Tokyo, August 6 (RHC)-- The mayor of Hiroshima has renewed a call for the Japanese government to join the United Nations nuclear weapon ban treaty, as the city marks another anniversary of the United States’ atomic bombing more than seventy years ago.

Mayor Kazumi Matsui used the ceremony at the Peace Memorial Park on the 74th anniversary of the Hiroshima bombing on Tuesday to call on Prime Minster Shinzo Abe to sign the Treaty on the Prohibition of Nuclear Weapons (TPNW).  The treaty has been approved by more than 120 nations, but is rejected by the U.S. and other nuclear-armed countries.

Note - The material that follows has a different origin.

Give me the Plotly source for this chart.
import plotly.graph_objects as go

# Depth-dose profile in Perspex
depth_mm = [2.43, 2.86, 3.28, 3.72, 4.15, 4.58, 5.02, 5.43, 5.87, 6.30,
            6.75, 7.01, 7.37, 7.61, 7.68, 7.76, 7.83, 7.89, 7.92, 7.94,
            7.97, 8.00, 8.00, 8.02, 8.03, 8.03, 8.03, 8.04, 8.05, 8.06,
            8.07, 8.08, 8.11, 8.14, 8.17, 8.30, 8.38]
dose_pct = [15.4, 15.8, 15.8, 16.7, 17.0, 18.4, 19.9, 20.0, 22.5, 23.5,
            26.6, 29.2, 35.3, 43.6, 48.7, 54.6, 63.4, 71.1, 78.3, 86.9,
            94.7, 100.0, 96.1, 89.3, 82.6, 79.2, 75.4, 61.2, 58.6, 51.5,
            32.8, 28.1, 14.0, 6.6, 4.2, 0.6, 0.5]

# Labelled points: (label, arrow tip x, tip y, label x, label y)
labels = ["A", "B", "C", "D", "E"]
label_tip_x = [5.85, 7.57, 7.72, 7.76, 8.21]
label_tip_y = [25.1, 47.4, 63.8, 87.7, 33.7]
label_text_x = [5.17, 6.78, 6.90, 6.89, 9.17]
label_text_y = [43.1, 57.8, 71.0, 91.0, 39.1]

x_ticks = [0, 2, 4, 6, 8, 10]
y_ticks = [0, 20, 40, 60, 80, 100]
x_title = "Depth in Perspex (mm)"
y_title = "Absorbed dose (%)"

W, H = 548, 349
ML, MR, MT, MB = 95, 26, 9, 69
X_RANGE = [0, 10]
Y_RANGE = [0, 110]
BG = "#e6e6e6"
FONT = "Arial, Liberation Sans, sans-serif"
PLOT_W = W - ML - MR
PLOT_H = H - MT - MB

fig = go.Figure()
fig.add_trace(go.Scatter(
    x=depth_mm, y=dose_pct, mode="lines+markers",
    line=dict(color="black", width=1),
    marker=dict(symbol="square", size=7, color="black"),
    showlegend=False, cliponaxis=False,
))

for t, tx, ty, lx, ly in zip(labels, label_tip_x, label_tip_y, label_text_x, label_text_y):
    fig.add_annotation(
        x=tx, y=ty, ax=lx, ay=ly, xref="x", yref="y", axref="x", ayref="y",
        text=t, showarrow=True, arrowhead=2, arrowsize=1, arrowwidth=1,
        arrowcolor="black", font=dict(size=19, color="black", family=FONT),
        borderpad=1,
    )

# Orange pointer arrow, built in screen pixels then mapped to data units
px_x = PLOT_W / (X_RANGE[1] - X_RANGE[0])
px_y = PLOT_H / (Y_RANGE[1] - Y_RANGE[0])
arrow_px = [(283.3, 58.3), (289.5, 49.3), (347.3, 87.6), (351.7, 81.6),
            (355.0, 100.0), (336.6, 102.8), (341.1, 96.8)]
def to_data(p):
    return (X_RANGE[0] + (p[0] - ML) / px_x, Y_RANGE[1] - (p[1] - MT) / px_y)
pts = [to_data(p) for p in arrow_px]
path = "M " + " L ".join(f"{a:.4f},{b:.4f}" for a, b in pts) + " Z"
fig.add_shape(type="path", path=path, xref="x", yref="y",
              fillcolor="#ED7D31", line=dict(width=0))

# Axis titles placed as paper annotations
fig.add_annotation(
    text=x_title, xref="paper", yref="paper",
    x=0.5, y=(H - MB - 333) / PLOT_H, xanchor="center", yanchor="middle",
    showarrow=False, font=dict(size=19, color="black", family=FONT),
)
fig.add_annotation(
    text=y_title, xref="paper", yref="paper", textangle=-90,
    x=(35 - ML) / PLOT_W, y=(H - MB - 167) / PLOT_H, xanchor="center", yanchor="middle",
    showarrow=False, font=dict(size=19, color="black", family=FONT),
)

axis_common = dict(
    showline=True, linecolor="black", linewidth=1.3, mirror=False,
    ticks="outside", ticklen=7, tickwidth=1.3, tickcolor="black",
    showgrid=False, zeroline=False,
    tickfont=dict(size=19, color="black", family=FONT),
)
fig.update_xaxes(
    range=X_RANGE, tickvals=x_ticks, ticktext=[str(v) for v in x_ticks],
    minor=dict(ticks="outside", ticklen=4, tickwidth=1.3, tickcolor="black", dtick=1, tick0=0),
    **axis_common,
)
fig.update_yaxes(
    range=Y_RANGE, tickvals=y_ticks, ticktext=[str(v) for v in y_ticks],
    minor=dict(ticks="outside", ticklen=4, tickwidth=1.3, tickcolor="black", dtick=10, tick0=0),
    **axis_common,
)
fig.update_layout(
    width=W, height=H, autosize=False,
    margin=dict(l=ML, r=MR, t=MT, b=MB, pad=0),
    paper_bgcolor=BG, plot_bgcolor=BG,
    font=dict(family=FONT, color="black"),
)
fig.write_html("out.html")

“I call on the government of the only country to experience a nuclear weapon in war to accede to the hibakusha (atomic bomb victims)’s request that the TPNW be signed and ratified,” said Matsui.  “I urge Japan’s leaders to manifest the pacifism of the Japanese constitution by displaying leadership in taking the next step toward a world free from nuclear weapons.”

The mayor of Hiroshima also raised concerns about the rise of self-centered politics in the world and urged leaders to steadily work toward achieving the goal of a world without atomic weapons.

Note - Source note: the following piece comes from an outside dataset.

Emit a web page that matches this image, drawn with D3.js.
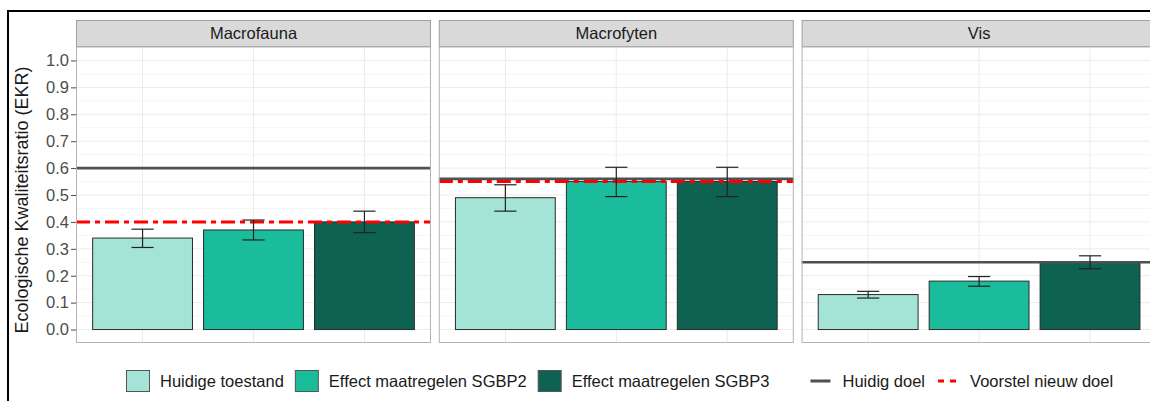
<!DOCTYPE html>
<html>
<head>
<meta charset="utf-8">
<script src="https://cdn.jsdelivr.net/npm/d3@7"></script>
<style>
  body { margin: 0; background: #fff; }
  svg { display: block; font-family: "Liberation Sans", Arial, sans-serif; }
</style>
</head>
<body>
<div id="chart"></div>
<script>
// facets and series
const categories = ["Macrofauna", "Macrofyten", "Vis"];
const series = ["Huidige toestand", "Effect maatregelen SGBP2", "Effect maatregelen SGBP3"];
const seriesColors = ["#a3e4d7", "#1abc9c", "#0e6251"];

// bar values per facet
const huidige = [0.34, 0.49, 0.13];
const sgbp2 = [0.37, 0.55, 0.18];
const sgbp3 = [0.40, 0.55, 0.25];

// error bar bounds
const huidigeLo = [0.305, 0.44, 0.117];
const huidigeHi = [0.373, 0.538, 0.142];
const sgbp2Lo = [0.333, 0.494, 0.161];
const sgbp2Hi = [0.407, 0.603, 0.197];
const sgbp3Lo = [0.36, 0.494, 0.226];
const sgbp3Hi = [0.44, 0.603, 0.274];

// targets
const huidigDoel = [0.60, 0.56, 0.25];
const voorstelDoel = [0.40, 0.55, null];

const yTicks = [0, 0.1, 0.2, 0.3, 0.4, 0.5, 0.6, 0.7, 0.8, 0.9, 1.0];
const yMinor = [0.05, 0.15, 0.25, 0.35, 0.45, 0.55, 0.65, 0.75, 0.85, 0.95];

const width = 1150, height = 401;
const panelW = 355, panelGap = 7.8;
const panelLeft = 76, stripTop = 20, stripH = 27;
const panelTop = stripTop + stripH, panelBottom = 343;
const fs = 16.5;

const svg = d3.select("#chart").append("svg")
  .attr("width", width)
  .attr("height", height);

// outer frame
svg.append("rect")
  .attr("x", 8).attr("y", 11)
  .attr("width", 1300).attr("height", 600)
  .attr("fill", "none")
  .attr("stroke", "#000")
  .attr("stroke-width", 2);

const y = d3.scaleLinear().domain([-0.05, 1.05]).range([panelBottom, panelTop]);
const x = d3.scaleBand().domain(series).range([0, panelW]).paddingInner(0.1).paddingOuter(0.15);
const capW = x.step() * 0.2;

const barVals = [huidige, sgbp2, sgbp3];
const loVals = [huidigeLo, sgbp2Lo, sgbp3Lo];
const hiVals = [huidigeHi, sgbp2Hi, sgbp3Hi];

categories.forEach((cat, ci) => {
  const px = panelLeft + ci * (panelW + panelGap);
  const g = svg.append("g").attr("transform", `translate(${px},0)`);

  // strip
  g.append("rect")
    .attr("x", 0.5).attr("y", stripTop + 0.5)
    .attr("width", panelW - 1).attr("height", stripH - 1)
    .attr("fill", "#d9d9d9").attr("stroke", "#a0a0a0");
  g.append("text")
    .attr("x", panelW / 2).attr("y", stripTop + stripH / 2)
    .attr("dy", "0.35em").attr("text-anchor", "middle")
    .attr("font-size", fs).attr("fill", "#1a1a1a")
    .text(cat);

  // grid
  g.selectAll(".minor").data(yMinor).join("line")
    .attr("x1", 0).attr("x2", panelW)
    .attr("y1", d => y(d)).attr("y2", d => y(d))
    .attr("stroke", "#f3f3f3").attr("stroke-width", 0.8);
  g.selectAll(".major").data(yTicks).join("line")
    .attr("x1", 0).attr("x2", panelW)
    .attr("y1", d => y(d)).attr("y2", d => y(d))
    .attr("stroke", "#ebebeb").attr("stroke-width", 1);
  g.selectAll(".vgrid").data(series).join("line")
    .attr("x1", d => x(d) + x.bandwidth() / 2).attr("x2", d => x(d) + x.bandwidth() / 2)
    .attr("y1", panelTop).attr("y2", panelBottom)
    .attr("stroke", "#ebebeb").attr("stroke-width", 1);

  // bars
  g.selectAll(".bar").data(series).join("rect")
    .attr("x", d => x(d))
    .attr("y", (d, si) => y(barVals[si][ci]))
    .attr("width", x.bandwidth())
    .attr("height", (d, si) => y(0) - y(barVals[si][ci]))
    .attr("fill", (d, si) => seriesColors[si])
    .attr("stroke", "#2b2b2b").attr("stroke-width", 1);

  // target lines
  g.append("line")
    .attr("x1", 0).attr("x2", panelW)
    .attr("y1", y(huidigDoel[ci])).attr("y2", y(huidigDoel[ci]))
    .attr("stroke", "#4d5151").attr("stroke-width", 2.6);
  if (voorstelDoel[ci] != null) {
    g.append("line")
      .attr("x1", 0).attr("x2", panelW)
      .attr("y1", y(voorstelDoel[ci])).attr("y2", y(voorstelDoel[ci]))
      .attr("stroke", "#ff0000").attr("stroke-width", 3)
      .attr("stroke-dasharray", "14,5,5,5");
  }

  // error bars
  series.forEach((s, si) => {
    const cx = x(s) + x.bandwidth() / 2;
    const lo = y(loVals[si][ci]), hi = y(hiVals[si][ci]);
    const eg = g.append("g").attr("stroke", "#222").attr("stroke-width", 1.2);
    eg.append("line").attr("x1", cx).attr("x2", cx).attr("y1", lo).attr("y2", hi);
    eg.append("line").attr("x1", cx - capW / 2).attr("x2", cx + capW / 2).attr("y1", lo).attr("y2", lo);
    eg.append("line").attr("x1", cx - capW / 2).attr("x2", cx + capW / 2).attr("y1", hi).attr("y2", hi);
  });

  // panel border
  g.append("rect")
    .attr("x", 0.5).attr("y", panelTop)
    .attr("width", panelW - 1).attr("height", panelBottom - panelTop - 0.5)
    .attr("fill", "none").attr("stroke", "#b3b3b3");

  // y axis on first panel only
  if (ci === 0) {
    const axis = g.append("g")
      .call(d3.axisLeft(y).tickValues(yTicks).tickFormat(d3.format(".1f")).tickSize(5).tickPadding(2));
    axis.select(".domain").remove();
    axis.selectAll(".tick line").attr("stroke", "#4d4d4d");
    axis.selectAll(".tick text").attr("font-size", fs).attr("fill", "#4d4d4d")
      .attr("font-family", "Liberation Sans, Arial, sans-serif");
  }
});

// y axis title
svg.append("text")
  .attr("transform", `translate(28,${(panelTop + panelBottom) / 2 + 5}) rotate(-90)`)
  .attr("text-anchor", "middle")
  .attr("font-size", 18).attr("fill", "#1a1a1a")
  .text("Ecologische Kwaliteitsratio (EKR)");

// legend
const legend = svg.append("g");
const keyW = 24, keyH = 22, legY = 370;
let lx = 126;
series.forEach((s, si) => {
  legend.append("rect")
    .attr("x", lx + 0.5).attr("y", legY + 0.5)
    .attr("width", keyW - 1).attr("height", keyH - 1)
    .attr("fill", seriesColors[si]).attr("stroke", "#555").attr("stroke-width", 1);
  const t = legend.append("text")
    .attr("x", lx + keyW + 10).attr("y", legY + keyH / 2)
    .attr("dy", "0.35em").attr("font-size", fs).attr("fill", "#1a1a1a")
    .text(s);
  lx += keyW + 10 + t.node().getComputedTextLength() + 11;
});
lx += 28;
const lineKeys = [
  { label: "Huidig doel", color: "#4d5151", dash: null, w: 3 },
  { label: "Voorstel nieuw doel", color: "#ff0000", dash: "6,6", w: 3 }
];
lineKeys.forEach(k => {
  legend.append("line")
    .attr("x1", lx + 2).attr("x2", lx + keyW - 2)
    .attr("y1", legY + keyH / 2).attr("y2", legY + keyH / 2)
    .attr("stroke", k.color).attr("stroke-width", k.w)
    .attr("stroke-dasharray", k.dash);
  const t = legend.append("text")
    .attr("x", lx + keyW + 10).attr("y", legY + keyH / 2)
    .attr("dy", "0.35em").attr("font-size", fs).attr("fill", "#1a1a1a")
    .text(k.label);
  lx += keyW + 10 + t.node().getComputedTextLength() + 11;
});
</script>
</body>
</html>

On August 6, 1945, the American B-29 bomber Enola Gay dropped its atomic payload over the Japanese port city, ultimately killing 140,000 people.  The bombing utterly destroyed almost everything within 10 square kilometers in the downtown area.  Many died immediately while others succumbed to their injuries or radiation-related illnesses weeks, months and even years later.

Three days later, a second US nuclear attack on Nagasaki killed another 70,000 people.

The mayor of Hiroshima had made the same request for signing the treaty at the anniversary of the bombing last year.  The anniversary ceremony this year was held just days after the U.S. formally terminated a Cold War-era treaty with Russia that had banned nuclear-capable missiles with ranges of 500-5,500 kilometers.

Japan, now one of the U.S.’s closest allies in Asia, hosts 50,000 American troops and is protected by America’s so-called nuclear umbrella.